The U.S. and China recently agreed to a major liquid natural gas (LNG) trade deal, which could generate $26 billion annually for America.
The Department of Commerce announced a 100-day action plan to allow Chinese companies to negotiate long-term contracts from American suppliers. The energy firm Wood Mackenzie estimates this deal could pump $26 billion into the U.S. economy each year by 2030.
“This is good news for US energy exports in the future, but it is only the first step,” Richard Kauzlarich, former U.S. ambassador to Azerbaijan and Bosnia and a professor at George Mason University, told The Daily Caller News Foundation. “First, LNG exports will require long-term contracts with U.S. producers/exporters. The Chinese have proven to be tough bargainers in the energy area – ask the Russians.”
China’s dramatic economic growth over the last decade has fueled its lust for oil and LNG. Rising demand has long surpassed Chinese energy production capabilities. As China’s need for oil and LNG imports rises, its dependence on the U.S. hydraulic fracturing, or fracking, boom has increased.

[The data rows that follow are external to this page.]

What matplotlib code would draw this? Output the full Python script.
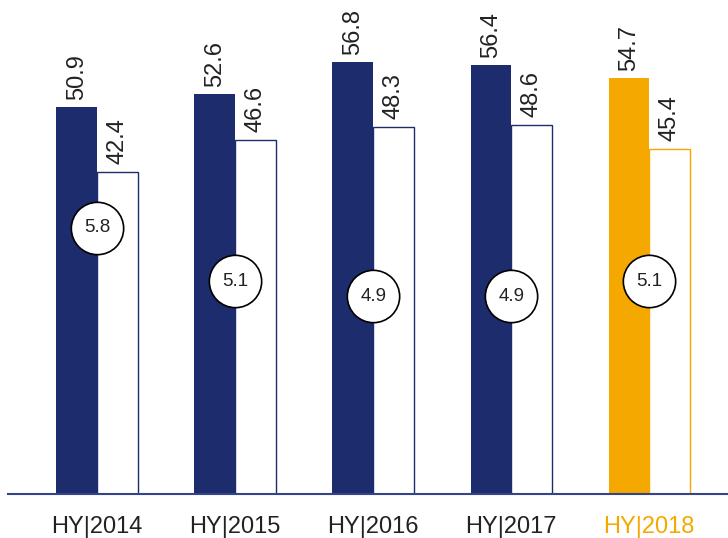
import numpy as np
import matplotlib.pyplot as plt

plt.rcParams['font.family'] = ['Liberation Sans', 'DejaVu Sans']

# daten
years = ['HY|2014', 'HY|2015', 'HY|2016', 'HY|2017', 'HY|2018']
first = [50.9, 52.6, 56.8, 56.4, 54.7]
second = [42.4, 46.6, 48.3, 48.6, 45.4]
diff = [5.8, 5.1, 4.9, 4.9, 5.1]

navy = '#1c2c6c'
orange = '#f5a800'
colors = [navy, navy, navy, navy, orange]

fig = plt.figure(figsize=(7.28, 5.38), dpi=100)
ax = fig.add_axes([8 / 728, 44 / 538, 720 / 728, 494 / 538])

x = np.arange(len(years))
w = 0.295

ax.bar(x - w / 2, first, w, color=colors, edgecolor='none')
ax.bar(x + w / 2, second, w, color='white', edgecolor=colors, linewidth=1.0)

for i in range(len(years)):
    ax.text(x[i] - w / 2, first[i] + 1.0, f'{first[i]:.1f}', rotation=90,
            ha='center', va='bottom', fontsize=17, color='#222222')
    ax.text(x[i] + w / 2, second[i] + 1.0, f'{second[i]:.1f}', rotation=90,
            ha='center', va='bottom', fontsize=17, color='#222222')

# kreise mit differenz
cy = [10 * d - 23 for d in diff]
ax.scatter(x, cy, s=1420, facecolor='white', edgecolor='black', linewidth=1.2, zorder=3)
for i in range(len(years)):
    ax.text(x[i], cy[i], f'{diff[i]:.1f}', ha='center', va='center',
            fontsize=13.5, color='#222222', zorder=4)

ax.set_xlim(-0.645, 4.57)
ax.set_ylim(0, 65)
for s in ['top', 'right', 'left']:
    ax.spines[s].set_visible(False)
ax.spines['bottom'].set_color('#34448a')
ax.spines['bottom'].set_linewidth(1.5)
ax.set_yticks([])
ax.set_xticks(x)
ax.set_xticklabels(years, fontsize=17, color='#222222')
ax.tick_params(axis='x', length=0, pad=16)
ax.get_xticklabels()[-1].set_color(orange)

fig.savefig('out.png', dpi=100)
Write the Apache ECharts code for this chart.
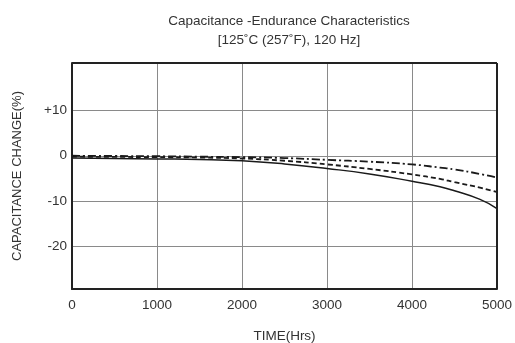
<!DOCTYPE html>
<html><head><meta charset="utf-8">
<script src="https://cdn.jsdelivr.net/npm/echarts@6/dist/echarts.min.js"></script>
<style>html,body{margin:0;padding:0;background:#fff}#c{width:515px;height:343px}</style>
</head><body><div id="c"></div>
<script>
const hours = [0, 500, 1000, 1500, 2000, 2500, 3000, 3500, 4000, 4330, 4500, 4800, 5000];
const solidSeries = [-0.5, -0.6, -0.7, -0.8, -1.1, -1.8, -2.8, -4.0, -5.6, -6.8, -7.7, -9.6, -11.6];
const dashedSeries = [-0.2, -0.25, -0.3, -0.4, -0.6, -1.1, -1.9, -2.9, -4.1, -5.1, -5.8, -7.0, -8.0];
const dashDotSeries = [0.0, -0.05, -0.1, -0.2, -0.3, -0.5, -0.9, -1.3, -1.9, -2.6, -3.0, -4.0, -4.8];
const yTicks = [-20, -10, 0, 10];
const xTicks = [0, 1000, 2000, 3000, 4000, 5000];

const chart = echarts.init(document.getElementById('c'));
const ff = '"Liberation Sans", Arial, sans-serif';
function pairs(v){ return hours.map((h,i)=>[h, v[i]]); }
const lineCol = '#1a1a1a';
chart.setOption({
  animation: false,
  title: {
    text: 'Capacitance -Endurance Characteristics\n[125˚C (257˚F), 120 Hz]',
    left: 284, top: 7, textAlign: 'center',
    textStyle: {fontFamily: ff, fontSize: 13.5, fontWeight: 'normal', color: '#333', lineHeight: 19}
  },
  grid: {left: 72, right: 18, top: 63, bottom: 54, outerBoundsMode: 'none', containLabel: false},
  xAxis: {
    type: 'value', min: 0, max: 5000, interval: 1000,
    name: 'TIME(Hrs)', nameLocation: 'middle', nameGap: 40,
    nameTextStyle: {fontFamily: ff, fontSize: 13.5, color: '#333'},
    axisLine: {show: true, onZero: false, lineStyle: {color: '#222', width: 2}},
    axisTick: {show: false},
    axisLabel: {fontFamily: ff, fontSize: 13.5, color: '#333', margin: 9,
      customValues: xTicks, formatter: v => String(v)},
    splitLine: {show: true, lineStyle: {color: '#8a8a8a', width: 1}}
  },
  yAxis: {
    type: 'value', min: -29.3, max: 20.4,
    name: 'CAPACITANCE CHANGE(%)', nameLocation: 'middle', nameGap: 48,
    nameTextStyle: {fontFamily: ff, fontSize: 13, color: '#333'},
    axisLine: {show: true, onZero: false, lineStyle: {color: '#222', width: 2}},
    axisTick: {show: false, customValues: yTicks},
    axisLabel: {fontFamily: ff, fontSize: 13.5, color: '#333', margin: 5,
      customValues: yTicks,
      formatter: v => (v > 0 ? '+' + v : String(v))},
    splitLine: {show: true, lineStyle: {color: '#8a8a8a', width: 1}}
  },
  series: [
    {type: 'line', data: pairs(solidSeries), smooth: true, symbol: 'none',
     lineStyle: {color: lineCol, width: 1.5, type: 'solid'}},
    {type: 'line', data: pairs(dashedSeries), smooth: true, symbol: 'none',
     lineStyle: {color: lineCol, width: 1.8, type: [5, 3]}},
    {type: 'line', data: pairs(dashDotSeries), smooth: true, symbol: 'none',
     lineStyle: {color: lineCol, width: 1.8, type: [8, 3, 2, 3]}},
    {type: 'line', data: [], markLine: {silent: true, symbol: 'none', label: {show: false},
      lineStyle: {color: '#222', width: 2, type: 'solid'},
      data: [[{coord: [0, 20.4]}, {coord: [5000, 20.4]}], [{coord: [5000, -29.3]}, {coord: [5000, 20.4]}]]}}
  ]
});
</script></body></html>
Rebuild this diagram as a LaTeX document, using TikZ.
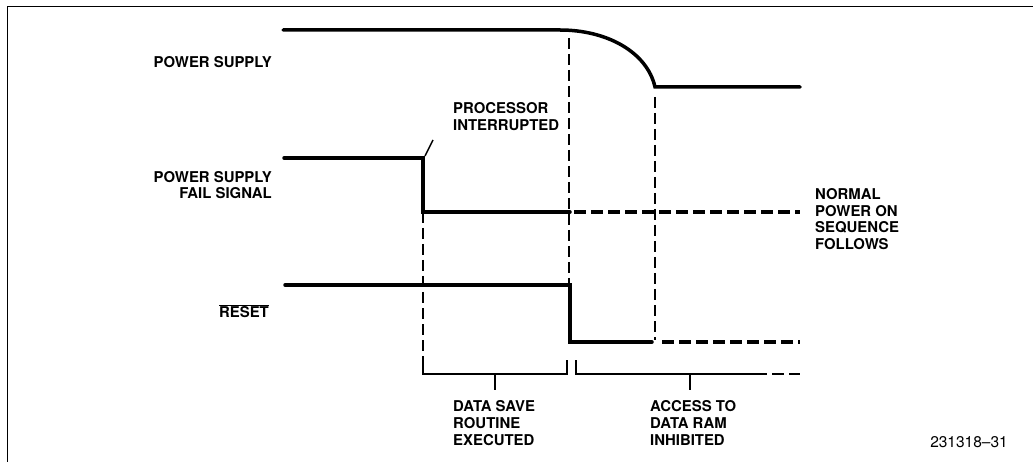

“I am not shocked that China, an emerging U.S. rival in Asia and indeed throughout the world, would turn to Washington for more and more LNG, and more broadly, more natural resources,” Harry J. Kazianis, director of defense studies at the Center for the National Interest, told TheDCNF. “Chinese officials have told me time and time again that they need to diversify where they get their energy from. They fear being overly dependent on any one source, or even any one continent, for their natural resource needs.”
China is now the largest foreign buyer of U.S. oil, according to new data from the U.S. Energy Information Administration. U.S. crude oil exports in February jumped 35 percent as China started buying American oil. The country surpassed the U.S. as the world’s largest net importer of petroleum in 2013.
“Second, is U.S. gas infrastructure (pipelines and export facilities including gas liquefaction capacity) adequate to handle significant exports to China?” Kauzlarich asked. “US pipeline infrastructure needs both modernization of existing facilities and new investment to realize the potential for US gas exports.”
China is expected to buy roughly 70 percent of its oil from foreign sources over the next few decades, largely from unstable parts of the world.
“In fact, in the months and years to come, I can see Beijing purchasing more and more U.S. natural resources — and that is a good thing for U.S. suppliers too, in that Washington also should have diversified purchases from around the globe,” Kazianis said. “It is a win win for everyone and a reason for America and China to find common ground on strategic issues that divide them.”
Sudan provides seven percent of China’s oil imports and over one-third of Chinese oil imports come from sub-Saharan Africa. Some of China’s largest oil suppliers — Angola, Sudan, Nigeria, and Equatorial Guinea — are known for political instability.
“Bottom line: the potential is there for significant LNG exports in the future but … will the Chinese pay the right price for the US producers/exporters to make the Chinese market profitable, and will the US have the necessary infrastructure to make this possible?” Kauzlarich asked.
The former ambassador previously told TheDCNF that China will continue importing LNG and oil, but he isn’t sure if it will accept its rising dependence on U.S. energy. China’s own fracking revolution stalled due to the poor quality of its shale reserves. Though China’s shale reserves are large, they are prohibitively expensive and technically difficult to extract, being economically recoverable at a shockingly high $345 a barrel.
U.S. consumers face minimal costs to export LNG and pocket huge economic benefits, according to a study the Department of Energy published in December 2015. The study found exporting American LNG would provide huge environmental benefits as well. The report states exporting LNG will help “address a variety of environmental concerns in the power‐generation sector.”
Exporting natural gas is likely to be a growth industry, as global demand for natural gas is expected to be 50 percent higher by 2035 than it is now, according to the International Energy Agency.